Yahoo's new board may include a possible successor to Yang, whom Icahn had threatened to fire if his attempted coup had been successful.

Besides taking a board seat himself, Icahn will be able to recommend two other directors who must also be accepted by Yahoo's nominating committee.

To fill those spots, Icahn will choose from the eight men he had already nominated and one new candidate — Jonathan Miller, the former CEO of Yahoo rival AOL. Miller is the kind of seasoned CEO that Icahn envisioned for Yahoo.

But throwing Miller into the mix of Yahoo's new directors was Yang's idea, according to a person familiar with the discussions who asked not to be identified because the talks were considered confidential.

While sparring with Icahn and Microsoft, Yang had also been talking to Miller — a partner at the technology investment firm Velocity Interactive Group — and decided he would be a valuable addition to the board, this person said.

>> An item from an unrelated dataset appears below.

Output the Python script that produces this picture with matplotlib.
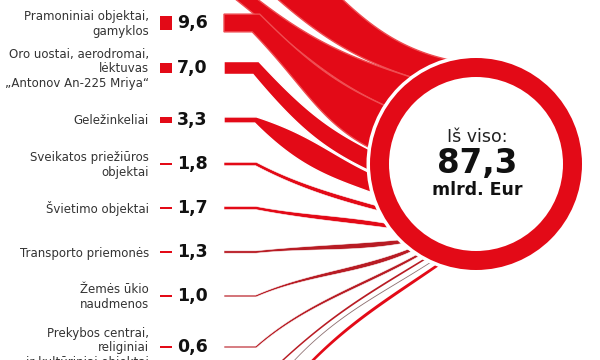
import numpy as np
import matplotlib
matplotlib.use("Agg")
import matplotlib.pyplot as plt
from matplotlib.patches import Polygon, Circle, Rectangle

# ---------------- data ----------------
categories = [
    "Pramoniniai objektai,\ngamyklos",
    "Oro uostai, aerodromai,\nlėktuvas\n„Antonov An-225 Mriya“",
    "Geležinkeliai",
    "Sveikatos priežiūros\nobjektai",
    "Švietimo objektai",
    "Transporto priemonės",
    "Žemės ūkio\nnaudmenos",
    "Prekybos centrai,\nreliginiai\nir kultūriniai objektai",
]
values = [9.6, 7.0, 3.3, 1.8, 1.7, 1.3, 1.0, 0.6]
total = 87.3
# categories outside the visible crop (estimated, drawn only partly)
hidden_above = [38.4, 21.1]
hidden_below = [0.5, 0.1, 0.9]

total_title = "Iš viso:"
total_unit = "mlrd. Eur"

# ---------------- style / layout ----------------
RED = "#e30a17"
DARK = "#b81c24"
LIGHT_EDGE = "#ef4d52"
TXT = "#333333"
CX, CY = 476.0, 164.0
R_OUT, R_IN, R_GAP = 106.0, 87.0, 109.5
X_START, X_KNEE = 224.0, 256.0
BAR_X, BAR_W = 160.0, 12.0

rows = [23, 68, 120, 164, 208, 252, 296, 347]          # row centres (px)
# arc (deg) occupied on the circle by each band: (upper edge, lower edge)
end_arcs = [(147, 172), (173, 184.5), (185.5, 197), (204.5, 207.5),
            (215.5, 218.5), (226.5, 229), (233, 235), (238, 239.6)]
# start direction (deg, + = downward) of upper / lower edge after the knee
start_dirs = [(45, 46), (47, 50), (18, 45), None, None, None, None, None]

# hidden bands: (row, start width, knee x, start dirs, arc)
above_geom = [(-72, 50, 238, (44, 44), (100, 125)),
              (-14, 14, 230, (40, 38), (125, 147))]
below_geom = [(386, 1.4, 256, (-45, -45), (242.5, 243.5)),
              (408, 0.7, 256, (-55, -55), (246.5, 247.0)),
              (428, 2.2, 256, (-54, -54), (250, 251.8))]
below_col = [DARK, "#8c6f70", RED]

# direction (deg, + = downward) with which a band meets the circle
tilt_a = [100, 150, 180, 197, 206, 217, 228, 234, 239, 252]
tilt_v = [10, 25, 27, 20, 15, 10, -8, -25, -30, -35]

fig = plt.figure(figsize=(6, 3.6), dpi=100)
ax = fig.add_axes([0, 0, 1, 1])
ax.set_xlim(0, 600)
ax.set_ylim(360, 0)
ax.axis("off")


def fmt(v):
    return f"{v:.1f}".replace(".", ",")


def pt_on_circle(a, r):
    t = np.radians(a)
    return np.array([CX + r * np.cos(t), CY - r * np.sin(t)])


def edge(y, kx, th, a, xs, f1=0.45, f2=0.35, r_end=104.0):
    """Flat segment at height y up to the knee, then a cubic curve into the circle."""
    P0 = np.array([kx, y], dtype=float)
    P3 = pt_on_circle(a, r_end)
    L = np.hypot(*(P3 - P0))
    d0 = np.array([np.cos(np.radians(th)), np.sin(np.radians(th))])
    tl = np.radians(np.interp(a, tilt_a, tilt_v))
    d3 = np.array([np.cos(tl), np.sin(tl)])
    P1 = P0 + d0 * f1 * L
    P2 = P3 - d3 * f2 * L
    u = np.linspace(0, 1, 90)[:, None]
    B = (1 - u) ** 3 * P0 + 3 * (1 - u) ** 2 * u * P1 + 3 * (1 - u) * u ** 2 * P2 + u ** 3 * P3
    return np.vstack([[xs, y], B])


def band(row, t0, arc, dirs=None, xs=X_START, kx=X_KNEE, color=RED,
         ec="white", lw=0.7, z=2):
    h = t0 / 2
    if dirs is None:
        pm = pt_on_circle(0.5 * (arc[0] + arc[1]), 104.0)
        chord = np.degrees(np.arctan2(pm[1] - row, pm[0] - kx))
        th = float(np.clip(1.4 * chord, -50, 48))
        dirs = (th, th)
        f1 = 0.35
    else:
        f1 = 0.45
    tt, tb = dirs
    top = edge(row - h, kx + h * np.tan(np.radians(tt) / 2), tt, arc[0], xs, f1=f1)
    bot = edge(row + h, kx - h * np.tan(np.radians(tb) / 2), tb, arc[1], xs, f1=f1)
    poly = np.vstack([top, bot[::-1]])
    ax.add_patch(Polygon(poly, closed=True, facecolor=color, edgecolor=ec,
                         linewidth=lw, zorder=z, joinstyle="miter"))


# hidden bands above (mostly off canvas)
for k, (v, g) in enumerate(zip(hidden_above, above_geom)):
    row, t0, kx, dirs, arc = g
    band(row, t0, arc, dirs=dirs, xs=150, kx=kx, ec=LIGHT_EDGE, lw=1.0,
         z=1 + 0.1 * k)

# visible bands
for i, v in enumerate(values):
    t0 = max(v * 1.85, 1.8)
    col = RED if v >= 1.5 else DARK
    ec = LIGHT_EDGE if i == 0 else "white"
    band(rows[i], t0, end_arcs[i], dirs=start_dirs[i], color=col,
         ec=ec, lw=1.0 if i < 3 else 0.4, z=2 + i * 0.1)

# hidden bands below (lines entering from the bottom edge)
for k, (v, g) in enumerate(zip(hidden_below, below_geom)):
    row, t0, kx, dirs, arc = g
    band(row, t0, arc, dirs=dirs, kx=kx, color=below_col[k], ec="none",
         lw=0, z=2)

# circle: white gap, red ring, white inside
ax.add_patch(Circle((CX, CY), R_GAP, facecolor="white", edgecolor="none", zorder=5))
ax.add_patch(Circle((CX, CY), R_OUT, facecolor=RED, edgecolor="none", zorder=6))
ax.add_patch(Circle((CX, CY), R_IN, facecolor="white", edgecolor="none", zorder=7))

ax.text(CX + 1, 137, total_title, ha="center", va="center", fontsize=12.5,
        color="#222222", zorder=8)
ax.text(CX + 1, 163, fmt(total), ha="center", va="center", fontsize=23.5,
        fontweight="bold", color="#111111", zorder=8)
ax.text(CX + 1, 190, total_unit, ha="center", va="center", fontsize=12.5,
        fontweight="bold", color="#111111", zorder=8)

# labels, bars, values
for i, (lab, v) in enumerate(zip(categories, values)):
    y = rows[i]
    ax.text(149, y + 1, lab, ha="right", va="center", fontsize=8.5,
            color=TXT, linespacing=1.15, multialignment="right", zorder=9)
    hb = max(v * 1.55, 2.2)
    ax.add_patch(Rectangle((BAR_X, y - hb / 2), BAR_W, hb, facecolor=RED,
                           edgecolor="none", zorder=9))
    ax.text(177, y, fmt(v), ha="left", va="center", fontsize=12.5,
            fontweight="bold", color="#111111", zorder=9)

fig.savefig("out.png", dpi=100, facecolor="white")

Icahn didn't return a call seeking comment Monday.

Yang, who founded Yahoo at Stanford University in 1994, has been trying to steer a turnaround since he became the company's CEO 13 months ago. He believes Yahoo can dramatically accelerate its revenue growth during the next two years by extending the reach of its ad network and relying on Internet search leader Google Inc. to sell some of the ads on its own Web site.

Even so, Yahoo's board has said it remains open to reviving sales negotiations with Microsoft. Microsoft didn't respond to a request for comment Monday.